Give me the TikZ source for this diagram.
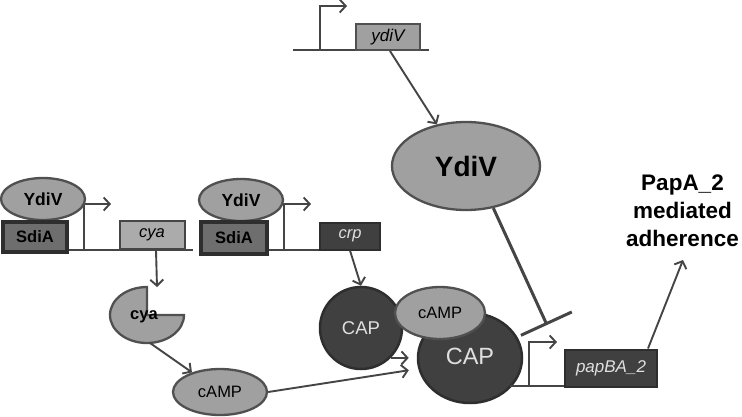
\documentclass[tikz,border=0pt]{standalone}
\usepackage{fontspec}
\setmainfont{Liberation Sans}
\usetikzlibrary{arrows.meta,shapes.geometric}
\definecolor{lg}{HTML}{A0A0A0}
\definecolor{lgbox}{HTML}{ABABAB}
\definecolor{mg}{HTML}{6E6E6E}
\definecolor{dk}{HTML}{404040}
\definecolor{edge}{HTML}{505050}
\definecolor{dedge}{HTML}{2E2E2E}
\definecolor{ln}{HTML}{454545}
\definecolor{wtxt}{HTML}{E0E0E0}
\newcommand{\fs}[1]{\fontsize{#1}{#1}\selectfont}
\tikzset{
  oval/.style={ellipse, draw=edge, line width=2.3pt, fill=lg, inner sep=0pt},
  darkoval/.style={ellipse, draw=dedge, line width=2.5pt, fill=dk, inner sep=0pt, text=wtxt},
  sdia/.style={rectangle, draw=dedge, line width=3.5pt, fill=mg, inner sep=0pt, minimum width=64pt, minimum height=30pt, font=\bfseries\fs{16.5}},
  genebox/.style={rectangle, draw=edge, line width=2pt, inner sep=0pt, font=\itshape\fs{16.5}},
  dna/.style={draw=ln, line width=2pt},
  prom/.style={draw=ln, line width=1.9pt, -{Straight Barb[length=6pt,width=13pt,line width=1.9pt]}},
  arr/.style={draw=ln, line width=1.9pt, -{Straight Barb[length=6pt,width=13pt,line width=1.9pt]}},
  inhib/.style={draw=ln, line width=3pt, -{Bar[width=56pt,line width=3pt]}}
}
\begin{document}
\begin{tikzpicture}[x=1pt,y=-1pt]
\useasboundingbox[fill=white] (0,0) rectangle (742,416);

% ---- top ydiV gene
\coordinate (tl) at (293,50);
\coordinate (tr) at (429,50);
\coordinate (tp0) at (320,50);
\coordinate (tp1) at (320,6);
\coordinate (tp2) at (347,6);
\draw[dna] (tl) -- (tr);
\draw[prom] (tp0) -- (tp1) -- (tp2);
\node[genebox, fill=lg, minimum width=64pt, minimum height=26pt, font=\itshape\fs{17}] (ydivbox) at (388,37) {ydiV};

% ---- big YdiV
\node[oval, minimum width=148pt, minimum height=88pt, font=\bfseries\fs{28}] (bigydiv) at (466,166) {YdiV};
\draw[arr] ([xshift=2pt]ydivbox.south) -- (bigydiv.125);

% ---- group 1 (cya)
\coordinate (g1l) at (67,250);
\coordinate (g1r) at (193,250);
\coordinate (g1p0) at (84,250);
\coordinate (g1p1) at (84,204);
\coordinate (g1p2) at (111,204);
\draw[dna] (g1l) -- (g1r);
\draw[prom] (g1p0) -- (g1p1) -- (g1p2);
\node[oval, minimum width=84pt, minimum height=42pt, font=\bfseries\fs{17.5}] (ydiv1) at (43,199) {YdiV};
\node[sdia] (sdia1) at (35,237) {SdiA};
\node[genebox, fill=lgbox, draw=ln, minimum width=65pt, minimum height=28pt] (cyabox) at (152,235) {cya};

% ---- group 2 (crp)
\coordinate (g2l) at (267,250);
\coordinate (g2r) at (380,250);
\coordinate (g2p0) at (284,250);
\coordinate (g2p1) at (284,204);
\coordinate (g2p2) at (311,204);
\draw[dna] (g2l) -- (g2r);
\draw[prom] (g2p0) -- (g2p1) -- (g2p2);
\node[oval, minimum width=84pt, minimum height=42pt, font=\bfseries\fs{17.5}] (ydiv2) at (241,200) {YdiV};
\node[sdia, minimum width=66pt, minimum height=32pt] (sdia2) at (234,238) {SdiA};
\node[genebox, fill=dk, draw=dedge, text=wtxt, minimum width=60pt, minimum height=27pt] (crpbox) at (350,236) {crp};

% ---- cya enzyme (pacman)
\draw[draw=edge, line width=2.3pt, fill=lg] (147,287) arc[start angle=90, end angle=360, x radius=37pt, y radius=28pt] -- (147,315) -- cycle;
\node[font=\bfseries\fs{16.5}] (cyaenz) at (144,317) {cya};
\coordinate (cyaenzin) at (157,287);
\coordinate (cyaenzout) at (150,343);
\draw[arr] ([xshift=4pt]cyabox.south) -- (cyaenzin);

% ---- cAMP (free)
\node[oval, minimum width=94pt, minimum height=46pt, font=\fs{16.5}] (camp1) at (220,392) {cAMP};
\draw[arr] (cyaenzout) -- (camp1);

% ---- CAP complex
\node[darkoval, minimum width=82pt, minimum height=82pt, font=\fs{18.5}] (smallcap) at (361,328) {CAP};
\node[darkoval, minimum width=104pt, minimum height=90pt, font=\fs{23.5}] (bigcap) at (470,358) {\raisebox{4pt}{CAP}};
\node[oval, minimum width=90pt, minimum height=52pt, font=\fs{16.5}] (camp2) at (440,313) {cAMP};
\draw[arr] (crpbox.south) -- (smallcap.north);
\draw[arr, shorten >=8pt] (smallcap.-45) -- (smallcap.-45 -| bigcap.west);
\draw[arr, shorten >=8pt] (camp1.east) -- ([yshift=-11pt]bigcap.west);

% ---- papBA_2 gene
\coordinate (pl) at (510,386);
\coordinate (pp0) at (529,386);
\coordinate (pp1) at (529,342);
\coordinate (pp2) at (557,342);
\node[genebox, fill=dk, draw=dedge, text=wtxt, minimum width=92pt, minimum height=37pt, font=\itshape\fs{17}] (papbox) at (611,368) {papBA\_2};
\draw[dna] (pl) -- (papbox.west |- pl);
\draw[prom] (pp0) -- (pp1) -- (pp2);

% ---- inhibition
\coordinate (inh) at (547,325);
\draw[inhib] (bigydiv.-57) -- (inh);

% ---- outcome
\node[font=\bfseries\fs{22.5}, align=center, text=black, inner sep=0pt] (out) at (682.5,211) {PapA\_2\\[5.5pt]mediated\\[5.5pt]adherence};
\coordinate (outin) at (683,260);
\draw[arr] ([xshift=37pt]papbox.north) -- (outin);
\end{tikzpicture}
\end{document}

Aim | Quote the data above in full and without alteration; skip the pictures.

Task result |
Give me the TikZ source for this diagram.
\documentclass[tikz,border=0pt]{standalone}
\usepackage{fontspec}
\setmainfont{Liberation Sans}
\usetikzlibrary{arrows.meta,shapes.geometric}
\definecolor{lg}{HTML}{A0A0A0}
\definecolor{lgbox}{HTML}{ABABAB}
\definecolor{mg}{HTML}{6E6E6E}
\definecolor{dk}{HTML}{404040}
\definecolor{edge}{HTML}{505050}
\definecolor{dedge}{HTML}{2E2E2E}
\definecolor{ln}{HTML}{454545}
\definecolor{wtxt}{HTML}{E0E0E0}
\newcommand{\fs}[1]{\fontsize{#1}{#1}\selectfont}
\tikzset{
  oval/.style={ellipse, draw=edge, line width=2.3pt, fill=lg, inner sep=0pt},
  darkoval/.style={ellipse, draw=dedge, line width=2.5pt, fill=dk, inner sep=0pt, text=wtxt},
  sdia/.style={rectangle, draw=dedge, line width=3.5pt, fill=mg, inner sep=0pt, minimum width=64pt, minimum height=30pt, font=\bfseries\fs{16.5}},
  genebox/.style={rectangle, draw=edge, line width=2pt, inner sep=0pt, font=\itshape\fs{16.5}},
  dna/.style={draw=ln, line width=2pt},
  prom/.style={draw=ln, line width=1.9pt, -{Straight Barb[length=6pt,width=13pt,line width=1.9pt]}},
  arr/.style={draw=ln, line width=1.9pt, -{Straight Barb[length=6pt,width=13pt,line width=1.9pt]}},
  inhib/.style={draw=ln, line width=3pt, -{Bar[width=56pt,line width=3pt]}}
}
\begin{document}
\begin{tikzpicture}[x=1pt,y=-1pt]
\useasboundingbox[fill=white] (0,0) rectangle (742,416);

% ---- top ydiV gene
\coordinate (tl) at (293,50);
\coordinate (tr) at (429,50);
\coordinate (tp0) at (320,50);
\coordinate (tp1) at (320,6);
\coordinate (tp2) at (347,6);
\draw[dna] (tl) -- (tr);
\draw[prom] (tp0) -- (tp1) -- (tp2);
\node[genebox, fill=lg, minimum width=64pt, minimum height=26pt, font=\itshape\fs{17}] (ydivbox) at (388,37) {ydiV};

% ---- big YdiV
\node[oval, minimum width=148pt, minimum height=88pt, font=\bfseries\fs{28}] (bigydiv) at (466,166) {YdiV};
\draw[arr] ([xshift=2pt]ydivbox.south) -- (bigydiv.125);

% ---- group 1 (cya)
\coordinate (g1l) at (67,250);
\coordinate (g1r) at (193,250);
\coordinate (g1p0) at (84,250);
\coordinate (g1p1) at (84,204);
\coordinate (g1p2) at (111,204);
\draw[dna] (g1l) -- (g1r);
\draw[prom] (g1p0) -- (g1p1) -- (g1p2);
\node[oval, minimum width=84pt, minimum height=42pt, font=\bfseries\fs{17.5}] (ydiv1) at (43,199) {YdiV};
\node[sdia] (sdia1) at (35,237) {SdiA};
\node[genebox, fill=lgbox, draw=ln, minimum width=65pt, minimum height=28pt] (cyabox) at (152,235) {cya};

% ---- group 2 (crp)
\coordinate (g2l) at (267,250);
\coordinate (g2r) at (380,250);
\coordinate (g2p0) at (284,250);
\coordinate (g2p1) at (284,204);
\coordinate (g2p2) at (311,204);
\draw[dna] (g2l) -- (g2r);
\draw[prom] (g2p0) -- (g2p1) -- (g2p2);
\node[oval, minimum width=84pt, minimum height=42pt, font=\bfseries\fs{17.5}] (ydiv2) at (241,200) {YdiV};
\node[sdia, minimum width=66pt, minimum height=32pt] (sdia2) at (234,238) {SdiA};
\node[genebox, fill=dk, draw=dedge, text=wtxt, minimum width=60pt, minimum height=27pt] (crpbox) at (350,236) {crp};

% ---- cya enzyme (pacman)
\draw[draw=edge, line width=2.3pt, fill=lg] (147,287) arc[start angle=90, end angle=360, x radius=37pt, y radius=28pt] -- (147,315) -- cycle;
\node[font=\bfseries\fs{16.5}] (cyaenz) at (144,317) {cya};
\coordinate (cyaenzin) at (157,287);
\coordinate (cyaenzout) at (150,343);
\draw[arr] ([xshift=4pt]cyabox.south) -- (cyaenzin);

% ---- cAMP (free)
\node[oval, minimum width=94pt, minimum height=46pt, font=\fs{16.5}] (camp1) at (220,392) {cAMP};
\draw[arr] (cyaenzout) -- (camp1);

% ---- CAP complex
\node[darkoval, minimum width=82pt, minimum height=82pt, font=\fs{18.5}] (smallcap) at (361,328) {CAP};
\node[darkoval, minimum width=104pt, minimum height=90pt, font=\fs{23.5}] (bigcap) at (470,358) {\raisebox{4pt}{CAP}};
\node[oval, minimum width=90pt, minimum height=52pt, font=\fs{16.5}] (camp2) at (440,313) {cAMP};
\draw[arr] (crpbox.south) -- (smallcap.north);
\draw[arr, shorten >=8pt] (smallcap.-45) -- (smallcap.-45 -| bigcap.west);
\draw[arr, shorten >=8pt] (camp1.east) -- ([yshift=-11pt]bigcap.west);

% ---- papBA_2 gene
\coordinate (pl) at (510,386);
\coordinate (pp0) at (529,386);
\coordinate (pp1) at (529,342);
\coordinate (pp2) at (557,342);
\node[genebox, fill=dk, draw=dedge, text=wtxt, minimum width=92pt, minimum height=37pt, font=\itshape\fs{17}] (papbox) at (611,368) {papBA\_2};
\draw[dna] (pl) -- (papbox.west |- pl);
\draw[prom] (pp0) -- (pp1) -- (pp2);

% ---- inhibition
\coordinate (inh) at (547,325);
\draw[inhib] (bigydiv.-57) -- (inh);

% ---- outcome
\node[font=\bfseries\fs{22.5}, align=center, text=black, inner sep=0pt] (out) at (682.5,211) {PapA\_2\\[5.5pt]mediated\\[5.5pt]adherence};
\coordinate (outin) at (683,260);
\draw[arr] ([xshift=37pt]papbox.north) -- (outin);
\end{tikzpicture}
\end{document}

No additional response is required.